Intussen neemt Sorane met haar gsm-contact op met de agenten en brengt hen op de hoogte van haar toestand. Even is het stil, maar dan geeft Malon haar richtlijnen over de weg die ze moet volgen naar de buitenwijken van de stad. Daar zullen de agenten ingrijpen. Als ze de hoek omslaat, kan ze op het nippertje een paar maal een botsing voorkomen. Eén van de achtervolgers echter niet, die botst op een andere wagen en komt dan tegen enkele geparkeerde wagens tot stilstand. Met de grootste moeite kan Sorane haar achtervolgers voorblijven en slaagt erin om de aangegeven weg, zoveel mogelijk te volgen.

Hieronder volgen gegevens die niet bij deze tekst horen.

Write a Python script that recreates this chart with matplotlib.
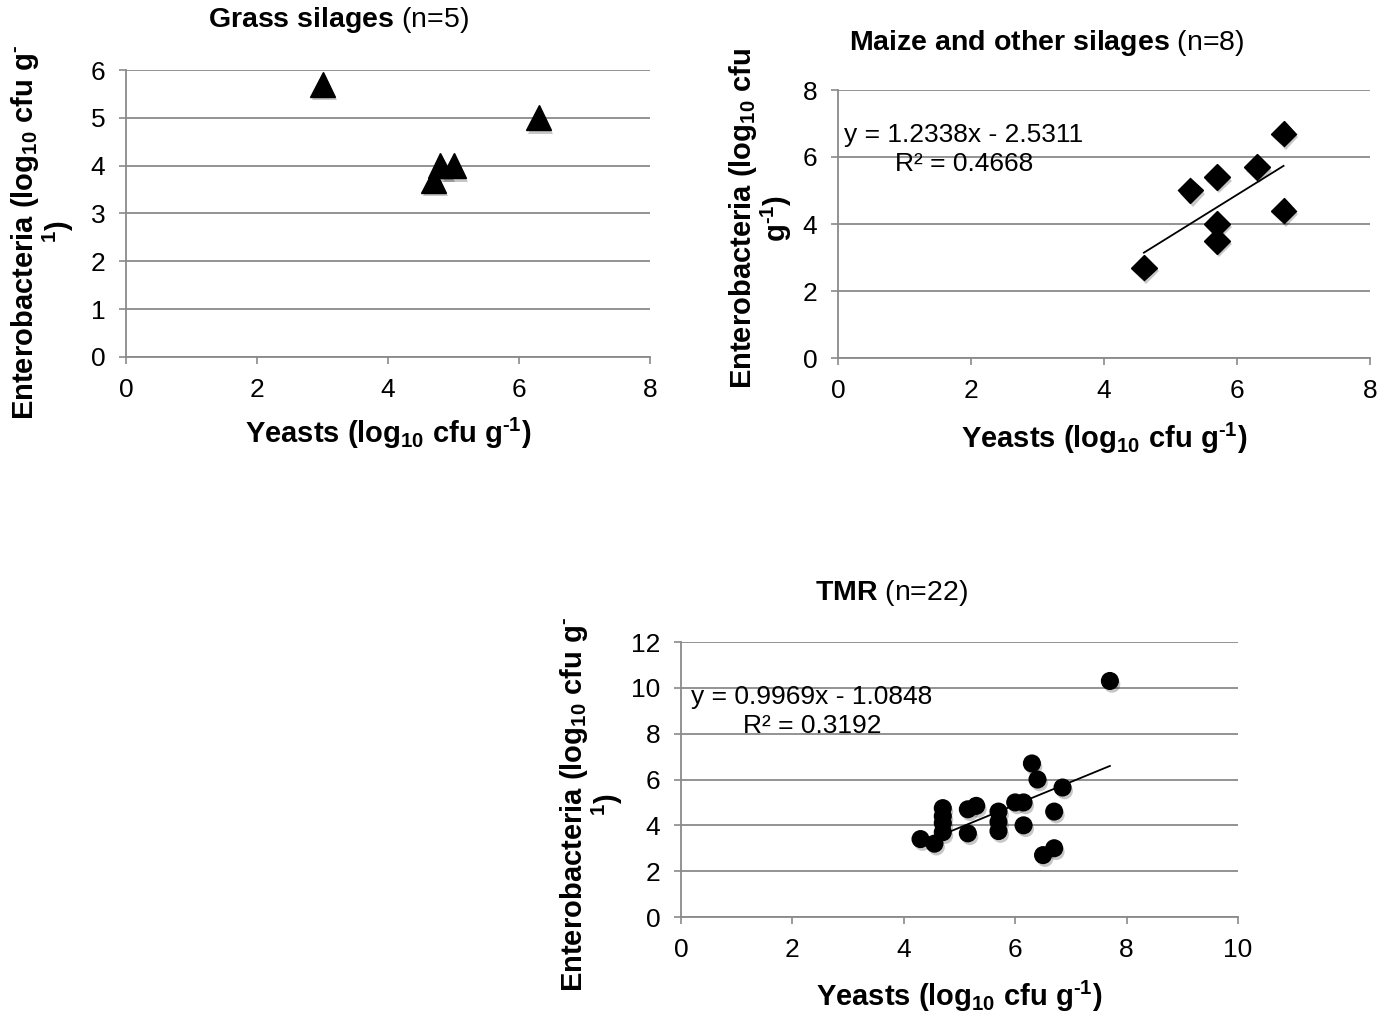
import matplotlib
matplotlib.use("Agg")
import matplotlib.pyplot as plt
import matplotlib.patheffects as pe
import numpy as np

plt.rcParams['font.family'] = ['Liberation Sans', 'DejaVu Sans']
plt.rcParams['mathtext.fontset'] = 'custom'
plt.rcParams['mathtext.rm'] = 'Liberation Sans'
plt.rcParams['mathtext.bf'] = 'Liberation Sans:bold'
plt.rcParams['mathtext.it'] = 'Liberation Sans:italic'

# ---------------- data ----------------
grass_x = [3.0, 6.3, 4.8, 5.0, 4.7]
grass_y = [5.7, 5.0, 4.0, 4.0, 3.7]

maize_x = [4.6, 5.3, 5.7, 5.7, 5.7, 6.3, 6.7, 6.7]
maize_y = [2.7, 5.0, 5.4, 4.0, 3.5, 5.7, 6.7, 4.4]
maize_fit = (1.2338, -2.5311)
maize_eq = "y = 1.2338x - 2.5311\nR² = 0.4668"

tmr_x = [7.7, 6.3, 6.4, 6.85, 6.0, 6.15, 6.7, 6.15, 6.5, 6.7, 5.7,
         5.7, 5.7, 5.15, 5.3, 5.15, 4.3, 4.55, 4.7, 4.7, 4.7, 4.7]
tmr_y = [10.3, 6.7, 6.0, 5.65, 5.0, 5.0, 4.6, 4.0, 2.7, 3.0, 4.6,
         4.15, 3.75, 4.7, 4.85, 3.65, 3.4, 3.2, 4.75, 4.4, 4.1, 3.7]
tmr_fit = (0.9969, -1.0848)
tmr_eq = "y = 0.9969x - 1.0848\nR² = 0.3192"

grass_title = r"$\mathbf{Grass\ silages}$ (n=5)"
maize_title = r"$\mathbf{Maize\ and\ other\ silages}$ (n=8)"
tmr_title = r"$\mathbf{TMR}$ (n=22)"

HY = "\u2010"
xlabel = r"Yeasts (log$_{\mathbf{10}}$ cfu g$^{\mathbf{" + HY + r"1}}$)"
ylabel_a = r"Enterobacteria (log$_{\mathbf{10}}$ cfu g$^{\mathbf{" + HY + r"}}$" + "\n" + r"$^{\mathbf{1}}$)"
ylabel_b = r"Enterobacteria (log$_{\mathbf{10}}$ cfu" + "\n" + r"g$^{\mathbf{" + HY + r"1}}$)"

GRID = '#8a8a8a'
TICK_FS = 19
LAB_FS = 21
TITLE_FS = 20.5
EQ_FS = 19
YL_SPACING = 1.0

fig = plt.figure(figsize=(13.8, 10.13), dpi=100)

shadow = [pe.SimplePatchShadow(offset=(1.5, -2.5), shadow_rgbFace='k', alpha=0.22), pe.Normal()]


def style(ax, xmax, xstep, ymax, ystep):
    ax.set_xlim(0, xmax)
    ax.set_ylim(0, ymax)
    ax.set_xticks(np.arange(0, xmax + 0.01, xstep))
    ax.set_yticks(np.arange(0, ymax + 0.01, ystep))
    for s in ['top', 'right']:
        ax.spines[s].set_visible(False)
    for s in ['left', 'bottom']:
        ax.spines[s].set_color(GRID)
        ax.spines[s].set_linewidth(1.3)
    ax.yaxis.grid(True, color=GRID, linewidth=1.3)
    ax.set_axisbelow(True)
    ax.tick_params(axis='both', direction='out', length=5, width=1.2, color=GRID,
                   labelsize=TICK_FS, labelcolor='black', pad=10)


def title(x, y, txt):
    fig.text(x, y, txt, ha='center', va='center', fontsize=TITLE_FS)


# Grass
ax1 = fig.add_axes([126/1380, 1-357/1013, 524/1380, 287/1013])
style(ax1, 8, 2, 6, 1)
ax1.plot(grass_x, grass_y, linestyle='none', marker='^', markersize=18,
         color='black', path_effects=shadow, clip_on=False)
ax1.set_xlabel(xlabel, fontsize=LAB_FS, fontweight='bold')
ax1.xaxis.set_label_coords(0.5, -0.205)
ax1.set_ylabel(ylabel_a, fontsize=LAB_FS, fontweight='bold', linespacing=YL_SPACING)
ax1.yaxis.set_label_coords(-0.095, 0.435)
title(338/1380, 1-20/1013, grass_title)

# Maize
ax2 = fig.add_axes([838/1380, 1-358/1013, 532/1380, 268/1013])
style(ax2, 8, 2, 8, 2)
ax2.plot(maize_x, maize_y, linestyle='none', marker='D', markersize=13,
         color='black', path_effects=shadow)
xs = np.array([min(maize_x), max(maize_x)])
ax2.plot(xs, maize_fit[0]*xs + maize_fit[1], color='black', linewidth=1.3)
ax2.text(1.895, 6.22, maize_eq, ha='center', va='center', fontsize=EQ_FS,
         multialignment='center', linespacing=1.25)
ax2.set_xlabel(xlabel, fontsize=LAB_FS, fontweight='bold')
ax2.xaxis.set_label_coords(0.5, -0.235)
ax2.set_ylabel(ylabel_b, fontsize=LAB_FS, fontweight='bold', linespacing=YL_SPACING)
ax2.yaxis.set_label_coords(-0.082, 0.52)
title(1047/1380, 1-43/1013, maize_title)

# TMR
ax3 = fig.add_axes([681/1380, 1-917/1013, 557/1380, 275/1013])
style(ax3, 10, 2, 12, 2)
ax3.plot(tmr_x, tmr_y, linestyle='none', marker='o', markersize=12,
         color='black', path_effects=shadow)
xs = np.array([min(tmr_x), max(tmr_x)])
ax3.plot(xs, tmr_fit[0]*xs + tmr_fit[1], color='black', linewidth=1.3)
ax3.text(2.35, 8.98, tmr_eq, ha='center', va='center', fontsize=EQ_FS,
         multialignment='center', linespacing=1.25)
ax3.set_xlabel(xlabel, fontsize=LAB_FS, fontweight='bold')
ax3.xaxis.set_label_coords(0.5, -0.225)
ax3.set_ylabel(ylabel_a, fontsize=LAB_FS, fontweight='bold', linespacing=YL_SPACING)
ax3.yaxis.set_label_coords(-0.10, 0.41)
title(892/1380, 1-593/1013, tmr_title)

fig.savefig('out.png', dpi=100)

Deno heeft echter minder geluk, zijn wagen raakt een andere die gebotst is en komt enkele meters verder tot stilstand. Moeizaam kruipt hij eruit en richt zich op. Even kijkt hij om zich heen en ziet enkele mensen ter hup schieten. Voor ze bij hem zijn, rent hij naar de overzijde en verdwijnt in een gebouw.
Intussen raast Sorane voorbij een kruispunt, dat dadelijk door verschillende politiewagens en zwevers afgesloten wordt. De eerste achtervolger kan hen niet ontwijken en knalt tegen een van de wagens aan. De inzittenden van de tweede wagen, springen uit hun wagen en openen het vuur. Sorane heeft al snel gemerkt dat ze niet meer gevolgd wordt en veranderd van richting. Terwijl achter haar een hevig vuurgevecht losbarst.